Starting point is 00:30:59 SQL Alchemy has sessions or you said there's a unit of work thing. Don't know if those are atomic. Yeah, they're the same. Yeah. Okay. Django has an atomic setting, but I don't know if that's by default or if you have to specifically say work with transactions. I did notice in some of the Django documentation that does say that transactions slow things down. So you don't want to do transactions if you're just reading for instance. And then the author of the article, Cal Peterson, mentions that REST APIs often have the same problems and some microservice architectures have a similar sort of issue.
Starting point is 00:31:37 It's just around REST APIs instead of the object model. You're reading tons of data when you don't need to. He brought up some solutions, at least for you can just directly use SQL or use some properties that do queries that are more like SQL. Doing transactions helps too. But basically he was recommending avoiding the ActiveRecord style access patterns around the REST APIs. He brought up that GraphQL and RPC style APIs are some solutions to the same problem in REST APIs. As somebody that's moving towards learning more about web development and working with ORMs, I really did want to bring this up and find out what you thought of all of this. Sure.
Starting point is 00:32:20 It's interesting. There are a lot of good valid points that Cal's making here. I feel like the focus should almost be, instead of the troublesome active record pattern is you're using your ORM wrong, learn how to use it right. So let me give you some examples. So one of the challenge here that we see is if you're going to create a record and you want to get it back, you have to get it back by the primary key. Maybe if you're doing exactly on just the straight ORM record, but you can just do a query and do it like a, give me the first or one item or something like that. There's a part where he's looping over stuff saying, here we're looping back to just get the ISBN off these things,
Starting point is 00:33:00 right? You're pulling all the properties, like you're doing basically a select star from table just ultimately and a serialization of that result just to get like the isbn well in sql alchemy i don't know django rm well enough but sql alchemy you can say only return these columns i want just the id and the title or the i just want the id and the isbn don't return the other results right so that's an option the n plus one thing we already discussed right you just use the subquery or the b filter select or whatever it is for django and you can avoid those right so like as you kind of go through these you're like okay well most of the time these problems are actually solved with some aspect of like a proper orm now the transaction one is really, I think, super
Starting point is 00:33:46 interesting because it sort of often gets to the heart of this debate about ORMs. And you're saying, well, okay, here's this active record thing where it's not really leveraging transactions. We know transactions are good. And so this is bad because it doesn't do it. But in practice, it's not so clean as that. So for example, suppose I'm working on a web app and I have a grid, like a grid that was, maybe could be loaded off of a REST endpoint, bring that into it, right?

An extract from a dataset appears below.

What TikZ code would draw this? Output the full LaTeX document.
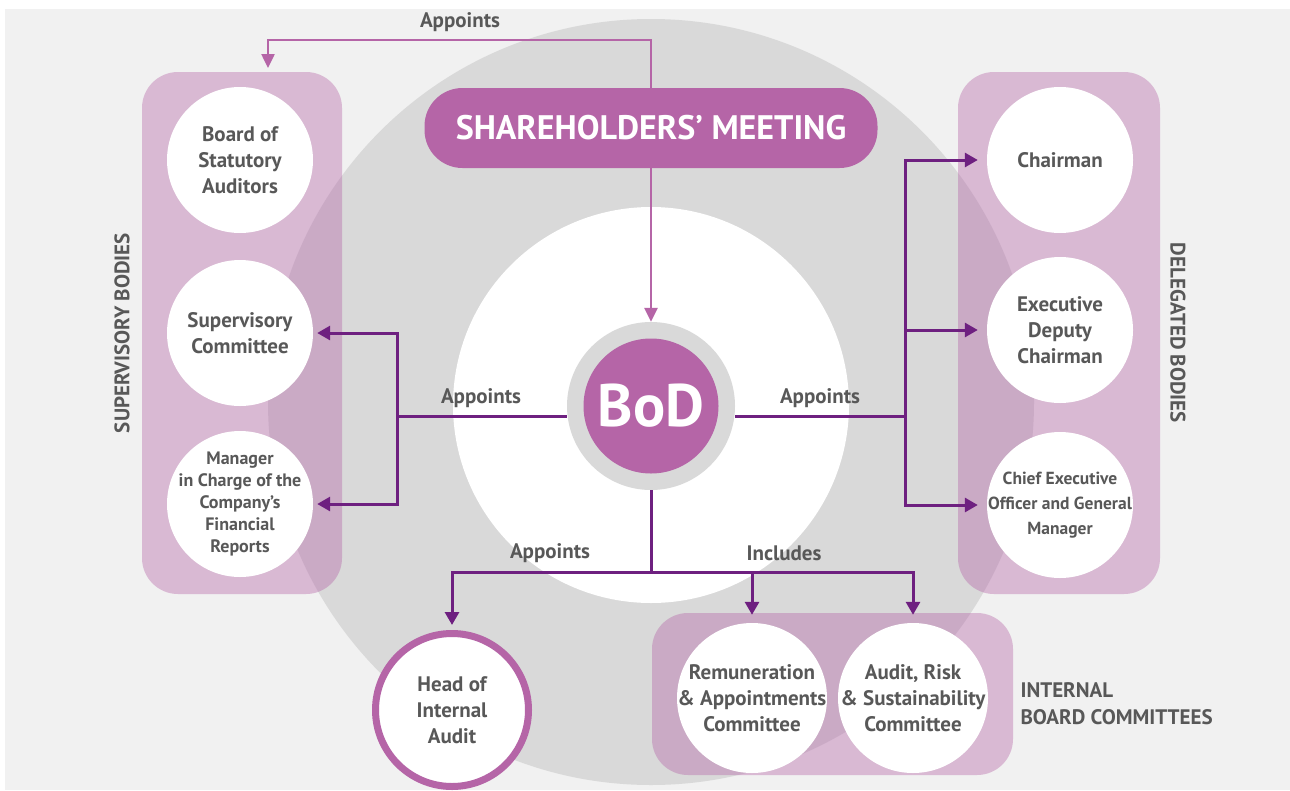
\documentclass[tikz,border=0pt]{standalone}
\usepackage{fontspec}
\setmainfont{PT Sans}
\usetikzlibrary{arrows.meta}

\definecolor{orchid}{HTML}{B565A7}
\definecolor{plum}{HTML}{6E2080}
\definecolor{ink}{HTML}{585858}
\definecolor{paper}{HTML}{F1F1F1}
\definecolor{disc}{HTML}{D9D9D9}

\tikzset{
  body/.style={circle, fill=white, minimum size=146pt, inner sep=-20pt, align=center,
    text=ink, font=\bfseries\fontsize{21}{26}\selectfont},
  panel/.style={fill=orchid, fill opacity=0.4, rounded corners=36pt},
  tag/.style={text=ink, font=\bfseries\fontsize{21}{27}\selectfont},
  link/.style={plum, line width=3pt},
  linkto/.style={link, -{Triangle[width=14pt,length=13pt]}},
  shlink/.style={orchid, line width=2.5pt, -{Triangle[width=13pt,length=14pt]}},
}

\begin{document}
\begin{tikzpicture}[x=1pt, y=-1pt]
  \useasboundingbox (0,0) rectangle (1290,790);
  \fill[white] (0,0) rectangle (1290,790);
  \fill[paper] (5,9) rectangle (1290,790);
  % backdrop discs
  \fill[disc] (651,402) circle (383pt);
  \fill[white] (651,405) circle (198pt);
  % group panels
  \fill[panel] (142,72) rectangle (342,594);
  \fill[panel] (958,72) rectangle (1160,594);
  \fill[panel] (652,613) rectangle (1013,775);

  % meeting and board
  \node[rounded corners=38pt, fill=orchid, minimum width=453pt, minimum height=80pt,
    text=white, font=\bfseries\fontsize{34}{34}\selectfont] (meeting) at (651,128) {SHAREHOLDERS’ MEETING};
  \node[circle, fill=disc, minimum size=168pt] (bod) at (651,406) {};
  \node[circle, fill=orchid, minimum size=135pt, text=white,
    font=\bfseries\fontsize{60}{60}\selectfont] (bodcore) at (bod) {BoD};

  % supervisory bodies
  \node[body] (bsa) at (240,160) {Board of\\Statutory\\Auditors};
  \node[body] (sup) at (240,333) {Supervisory\\Committee};
  \node[body, font=\bfseries\fontsize{18}{22}\selectfont] (mgr) at (240,504)
    {Manager\\in Charge of the\\Company’s\\Financial\\Reports};
  % delegated bodies
  \node[body] (chair) at (1060,160) {Chairman};
  \node[body] (edc) at (1060,330) {Executive\\Deputy\\Chairman};
  \node[body, font=\bfseries\fontsize{17.5}{25}\selectfont] (ceo) at (1060,505)
    {Chief Executive\\Officer and General\\Manager};
  % audit and committees
  \node[body, minimum size=153pt, draw=orchid, line width=7pt] (hia) at (452,710) {Head of\\Internal\\Audit};
  \node[body, minimum size=150pt] (rac) at (752,698) {Remuneration\\\& Appointments\\Committee};
  \node[body, minimum size=150pt] (arsc) at (913,698) {Audit, Risk\\\& Sustainability\\Committee};

  % group names
  \node[tag, rotate=90] (supname) at (122,333) {SUPERVISORY BODIES};
  \node[tag, rotate=-90] (delname) at (1178,333) {DELEGATED BODIES};
  \node[tag, align=left, anchor=west] (ibcname) at (1017,704) {INTERNAL\\BOARD COMMITTEES};

  % connectors
  \coordinate (sbtip) at (268,68);
  \coordinate (lj) at (397,416);
  \coordinate (rj) at (905,416);
  \coordinate (bj) at (651,572);
  \draw[shlink] (meeting.north) -- ++(0,-48) -| (sbtip);
  \draw[shlink] (meeting.south) -- (bod.north);
  \draw[link] (bod.west |- lj) -- (lj);
  \draw[linkto, shorten >=4pt] (lj) |- (sup.east);
  \draw[linkto, shorten >=4pt] (lj) |- (mgr.east);
  \draw[link] (bod.east |- rj) -- (rj);
  \draw[linkto, shorten >=9pt] (rj) |- (chair.west);
  \draw[linkto, shorten >=9pt] (rj) |- (edc.west);
  \draw[linkto, shorten >=9pt] (rj) |- (ceo.west);
  \draw[link] (bod.south) -- (bj);
  \draw[linkto, shorten >=5pt] (bj) -| (hia.north);
  \draw[linkto, shorten >=8pt] (bj) -| (rac.north);
  \draw[linkto, shorten >=8pt] (bj) -| (arsc.north);

  % connector labels
  \node[tag] (aptop) at (460,22) {Appoints};
  \node[tag] (apleft) at (481,398) {Appoints};
  \node[tag] (apright) at (820,398) {Appoints};
  \node[tag] (apdown) at (550,553) {Appoints};
  \node[tag] (incl) at (784,553) {Includes};
\end{tikzpicture}
\end{document}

Starting point is 00:34:14 And I've got this grid and I can type in it and there's a button that says save. There's no way that it makes sense to do a transaction around that, right? I'm not gonna transactionally begin loading the grid and wait for a transaction around that, right? I'm not going to transactionally begin loading the grid and wait for me to press save, right? That's going to lock up the database for every user. Any scenario like that, like rest endpoints, right?
Starting point is 00:34:33 If I've got a phone and I've got my mobile app and it hits the rest endpoint, pulls it down the data and I hit a type on it and I hit save, you can't do that transactionally. Like it just, you would lock up up the site right away, right? So it doesn't make any sense. So there's just other patterns, like optimistic concurrency is a super common pattern in ORMs
Starting point is 00:34:52 that would work with ActiveRecord or SQL Alchemy's unit work beautifully. And the idea is I'm going to make some kind of version in that record. And when I pull it back, it's going to come with the version that I got. And when you hit save, you say, update this record where the version is the version I have. So if someone else has updated it, it increments that version and it says, no, no, there's no record. You can't update this. Right. So you, you basically say, ah, it looks like someone
Starting point is 00:35:19 changed this behind you, like your grid and their grid, they hit save before you. So you got to deal with like syncing this back up, right? So there's a lot of times where it's, it would feel great to like have a transaction, but that transaction actually can't be used anyway. And ORMs have like nice built-in ways
Starting point is 00:35:35 where you can easily slot in like optimistic concurrency and stuff. So that's my thought. I think this is an interesting article. It's definitely interesting to think about all the points brought up, but I often think that the tools have like clever, non-obvious ways to solve most of these problems. issue that all of our beginning tutorials on how to use Django or how to use SQL Alchemy or how to
Starting point is 00:36:05 use other ORMs are just ignoring that stuff because it's more advanced. But people often just read the beginning tutorial and then go do a startup or something. Yeah, sure. And then you end up with your page loading like in six seconds and you don't know why. Yeah. Which is not great. Maybe we could teach people the right way to do it from the beginning i do wish that some of these patterns were more built in like i wish optimistic concurrency was there by default in the orms and you've kind of got to like roll that yourself and whatnot so anyway it's a really interesting article to think about and i think it dovetails nicely with my sort of performance one as well because it's they're kind of two sides of the
Starting point is 00:36:44 same coin a bit there yeah okay all right well i have's they're kind of two sides of the same coin a bit there yeah okay all right well i have the second side to your coin that is the dacity that's this is it whatever that one was called dacity yeah so this is a cool thing by steve brazier called types at the edge of python the edges of python and so steve apparently creates a bunch of apis and i think yeah he was using fast api at the time when he was talking about all these ideas but it's kind of generally valid for all of them because look when i start with a new when i create a new api these days i start with three things i start with pidantic mypy and some kind of error tracking like rollbar or sentry or
Starting point is 00:37:23 something like that okay that's pretty interesting, right? So Pydantic is a data translation and validation library, much like Dacity. Right? They're not the same, but they kind of play in the same realm. They transform JSON with validation and type checking
Starting point is 00:37:39 over there. And then there's MyPi, which looks like you can use Pydantic to help specify some of the types on your classes and then use my pi to verify that you're not missing some kind of check so he says look the most common error you're going to run into as a python developer in general is attribute error none type object has no attribute x where x is whatever you're trying to do right yeah and i mean that just means you got none instead of a is whatever you're trying to do, right? Yeah. And I mean, that just means you got none instead of a value, and you're trying to continue to work with that class in some way.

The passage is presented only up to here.